■ **Material**
* * * * * * *

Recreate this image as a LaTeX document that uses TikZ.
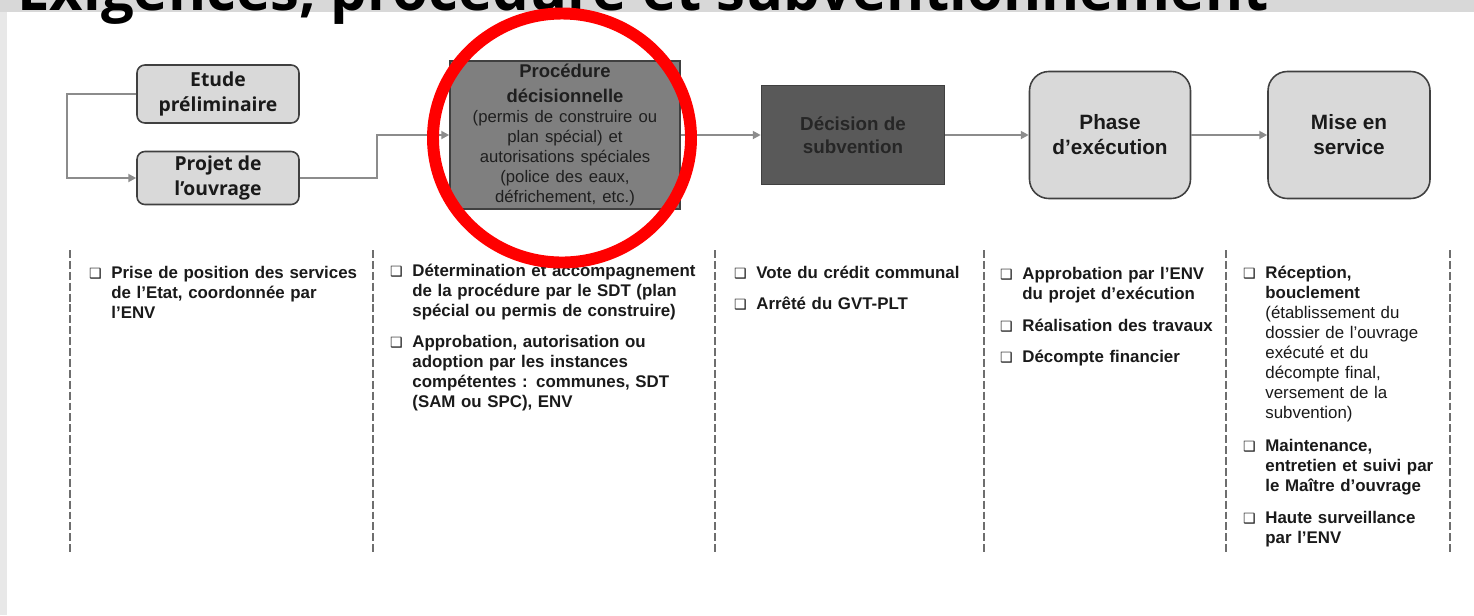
\documentclass[tikz,border=0pt]{standalone}
\usepackage{fontspec}
\setmainfont{Liberation Sans}
\newfontfamily\titlefont{Open Sans}
\newfontfamily\symfont{DejaVu Sans}
\usetikzlibrary{arrows.meta}
\definecolor{boxgray}{HTML}{D9D9D9}
\definecolor{procgray}{HTML}{7F7F7F}
\definecolor{decgray}{HTML}{595959}
\definecolor{edgegray}{HTML}{404040}
\definecolor{linkgray}{HTML}{8C8C8C}
\definecolor{sepgray}{HTML}{6E6E6E}
\definecolor{textgray}{HTML}{1A1A1A}
\definecolor{bandgray}{HTML}{D8D8D8}
\newcommand{\boxmark}{\llap{{\symfont\fontsize{8}{8}\selectfont ❑}\hspace{5.5pt}}}

\begin{document}
\begin{tikzpicture}[x=.2mm, y=-.2mm, >={Triangle[length=4.5pt,width=4.5pt]}, line width=.45pt,
    stage/.style={draw=edgegray, line width=.9pt, fill=boxgray, align=center, inner sep=0pt, text=textgray},
    link/.style={->, draw=linkgray, line width=1.3pt},
    sep/.style={draw=sepgray, line width=1.1pt, dash pattern=on 4.5pt off 1.7pt},
    task/.style={anchor=base west, inner sep=0pt, align=left, text width=#1, text=textgray,
      font=\fontsize{9.6}{11.5}\selectfont\bfseries}]
    \useasboundingbox (0,0) rectangle (1474,615);
    \clip (0,0) rectangle (1474,615);
    \fill[white] (0,0) rectangle (1474,615);
    \fill[bandgray] (0,0) rectangle (1474,12);
    \fill[bandgray!60] (0,12) rectangle (7,615);
    \node[anchor=base west, inner sep=0pt, font=\titlefont\bfseries\fontsize{33}{40}\selectfont] (title) at (17,10) {Exigences, procédure et subventionnement};
    \node[stage, rounded corners=4.5pt, minimum width=32.4mm, minimum height=11.6mm,
      font=\titlefont\bfseries\fontsize{11}{14.2}\selectfont] (etude) at (218,94) {Etude\\préliminaire};
    \node[stage, rounded corners=4.5pt, minimum width=32.4mm, minimum height=10.6mm,
      font=\titlefont\bfseries\fontsize{11}{14.2}\selectfont] (projet) at (218,178) {Projet de\\l’ouvrage};
    \node[stage, fill=procgray, minimum width=46mm, minimum height=29.6mm, text width=44mm, text=black!88,
      font=\fontsize{10.5}{11.4}\selectfont\bfseries] (proc) at (565,135)
      {Procédure\\[2.3pt]décisionnelle\\
       \fontsize{9.5}{11.4}\selectfont\mdseries (permis de construire ou\\plan spécial) et\\autorisations spéciales\\(police des eaux,\\défrichement, etc.)};
    \node[stage, fill=decgray, minimum width=36.6mm, minimum height=19.8mm, text=black!85,
      font=\bfseries\fontsize{10.7}{13}\selectfont] (dec) at (853,135) {Décision de\\subvention};
    \node[stage, rounded corners=11pt, minimum width=32.2mm, minimum height=25.4mm,
      font=\bfseries\fontsize{11.8}{14.2}\selectfont] (phase) at (1110,135) {Phase\\d’exécution};
    \node[stage, rounded corners=11pt, minimum width=32.4mm, minimum height=25.4mm,
      font=\bfseries\fontsize{11.8}{14.2}\selectfont] (mise) at (1349,135) {Mise en\\service};
    \draw[link] (etude.west) -- ++(-69,0) |- (projet.west);
    \draw[link] (projet.east) -- ++(77,0) |- (proc.west);
    \draw[link] (proc.east) -- (dec.west);
    \draw[link] (dec.east) -- (phase.west);
    \draw[link] (phase.east) -- (mise.west);
    \foreach \x in {70,373,715,984,1226,1450}
      \draw[sep] (\x,250) -- (\x,552);
    \node[task=50mm] (prise) at (111,278) {\boxmark Prise de position des services\\de l’Etat, coordonnée par\\l’ENV};
    \node[task=59mm] (determ) at (412,276) {\boxmark Détermination et accompagnement\\de la procédure par le SDT (plan\\spécial ou permis de construire)};
    \node[task=59mm] (approb) at (412,347) {\boxmark Approbation, autorisation ou\\adoption par les instances\\compétentes : communes, SDT\\(SAM ou SPC), ENV};
    \node[task=44mm] (vote) at (756,278) {\boxmark Vote du crédit communal};
    \node[task=44mm] (arrete) at (756,309) {\boxmark Arrêté du GVT-PLT};
    \node[task=40mm] (projexec) at (1022,279) {\boxmark Approbation par l’ENV\\du projet d’exécution};
    \node[task=40mm] (travaux) at (1022,331) {\boxmark Réalisation des travaux};
    \node[task=40mm] (decompte) at (1022,362) {\boxmark Décompte financier};
    \node[task=36mm, font=\fontsize{9.6}{11.4}\selectfont\bfseries] (reception) at (1265,278) {\boxmark Réception,\\bouclement\\\mdseries (établissement du\\dossier de l’ouvrage\\exécuté et du\\décompte final,\\versement de la\\subvention)};
    \node[task=36mm] (maint) at (1265,451) {\boxmark Maintenance,\\entretien et suivi par\\le Maître d’ouvrage};
    \node[task=36mm] (surv) at (1265,523) {\boxmark Haute surveillance\\par l’ENV};
    \draw[red, line width=6.8pt] (562,138) ellipse [x radius=25.8mm, y radius=24.9mm];
\end{tikzpicture}
\end{document}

* * * * * * *

■ **Exercise details**
Transcribe the material as is, with images omitted.

■ **Answer to the exercise**
Recreate this image as a LaTeX document that uses TikZ.
\documentclass[tikz,border=0pt]{standalone}
\usepackage{fontspec}
\setmainfont{Liberation Sans}
\newfontfamily\titlefont{Open Sans}
\newfontfamily\symfont{DejaVu Sans}
\usetikzlibrary{arrows.meta}
\definecolor{boxgray}{HTML}{D9D9D9}
\definecolor{procgray}{HTML}{7F7F7F}
\definecolor{decgray}{HTML}{595959}
\definecolor{edgegray}{HTML}{404040}
\definecolor{linkgray}{HTML}{8C8C8C}
\definecolor{sepgray}{HTML}{6E6E6E}
\definecolor{textgray}{HTML}{1A1A1A}
\definecolor{bandgray}{HTML}{D8D8D8}
\newcommand{\boxmark}{\llap{{\symfont\fontsize{8}{8}\selectfont ❑}\hspace{5.5pt}}}

\begin{document}
\begin{tikzpicture}[x=.2mm, y=-.2mm, >={Triangle[length=4.5pt,width=4.5pt]}, line width=.45pt,
    stage/.style={draw=edgegray, line width=.9pt, fill=boxgray, align=center, inner sep=0pt, text=textgray},
    link/.style={->, draw=linkgray, line width=1.3pt},
    sep/.style={draw=sepgray, line width=1.1pt, dash pattern=on 4.5pt off 1.7pt},
    task/.style={anchor=base west, inner sep=0pt, align=left, text width=#1, text=textgray,
      font=\fontsize{9.6}{11.5}\selectfont\bfseries}]
    \useasboundingbox (0,0) rectangle (1474,615);
    \clip (0,0) rectangle (1474,615);
    \fill[white] (0,0) rectangle (1474,615);
    \fill[bandgray] (0,0) rectangle (1474,12);
    \fill[bandgray!60] (0,12) rectangle (7,615);
    \node[anchor=base west, inner sep=0pt, font=\titlefont\bfseries\fontsize{33}{40}\selectfont] (title) at (17,10) {Exigences, procédure et subventionnement};
    \node[stage, rounded corners=4.5pt, minimum width=32.4mm, minimum height=11.6mm,
      font=\titlefont\bfseries\fontsize{11}{14.2}\selectfont] (etude) at (218,94) {Etude\\préliminaire};
    \node[stage, rounded corners=4.5pt, minimum width=32.4mm, minimum height=10.6mm,
      font=\titlefont\bfseries\fontsize{11}{14.2}\selectfont] (projet) at (218,178) {Projet de\\l’ouvrage};
    \node[stage, fill=procgray, minimum width=46mm, minimum height=29.6mm, text width=44mm, text=black!88,
      font=\fontsize{10.5}{11.4}\selectfont\bfseries] (proc) at (565,135)
      {Procédure\\[2.3pt]décisionnelle\\
       \fontsize{9.5}{11.4}\selectfont\mdseries (permis de construire ou\\plan spécial) et\\autorisations spéciales\\(police des eaux,\\défrichement, etc.)};
    \node[stage, fill=decgray, minimum width=36.6mm, minimum height=19.8mm, text=black!85,
      font=\bfseries\fontsize{10.7}{13}\selectfont] (dec) at (853,135) {Décision de\\subvention};
    \node[stage, rounded corners=11pt, minimum width=32.2mm, minimum height=25.4mm,
      font=\bfseries\fontsize{11.8}{14.2}\selectfont] (phase) at (1110,135) {Phase\\d’exécution};
    \node[stage, rounded corners=11pt, minimum width=32.4mm, minimum height=25.4mm,
      font=\bfseries\fontsize{11.8}{14.2}\selectfont] (mise) at (1349,135) {Mise en\\service};
    \draw[link] (etude.west) -- ++(-69,0) |- (projet.west);
    \draw[link] (projet.east) -- ++(77,0) |- (proc.west);
    \draw[link] (proc.east) -- (dec.west);
    \draw[link] (dec.east) -- (phase.west);
    \draw[link] (phase.east) -- (mise.west);
    \foreach \x in {70,373,715,984,1226,1450}
      \draw[sep] (\x,250) -- (\x,552);
    \node[task=50mm] (prise) at (111,278) {\boxmark Prise de position des services\\de l’Etat, coordonnée par\\l’ENV};
    \node[task=59mm] (determ) at (412,276) {\boxmark Détermination et accompagnement\\de la procédure par le SDT (plan\\spécial ou permis de construire)};
    \node[task=59mm] (approb) at (412,347) {\boxmark Approbation, autorisation ou\\adoption par les instances\\compétentes : communes, SDT\\(SAM ou SPC), ENV};
    \node[task=44mm] (vote) at (756,278) {\boxmark Vote du crédit communal};
    \node[task=44mm] (arrete) at (756,309) {\boxmark Arrêté du GVT-PLT};
    \node[task=40mm] (projexec) at (1022,279) {\boxmark Approbation par l’ENV\\du projet d’exécution};
    \node[task=40mm] (travaux) at (1022,331) {\boxmark Réalisation des travaux};
    \node[task=40mm] (decompte) at (1022,362) {\boxmark Décompte financier};
    \node[task=36mm, font=\fontsize{9.6}{11.4}\selectfont\bfseries] (reception) at (1265,278) {\boxmark Réception,\\bouclement\\\mdseries (établissement du\\dossier de l’ouvrage\\exécuté et du\\décompte final,\\versement de la\\subvention)};
    \node[task=36mm] (maint) at (1265,451) {\boxmark Maintenance,\\entretien et suivi par\\le Maître d’ouvrage};
    \node[task=36mm] (surv) at (1265,523) {\boxmark Haute surveillance\\par l’ENV};
    \draw[red, line width=6.8pt] (562,138) ellipse [x radius=25.8mm, y radius=24.9mm];
\end{tikzpicture}
\end{document}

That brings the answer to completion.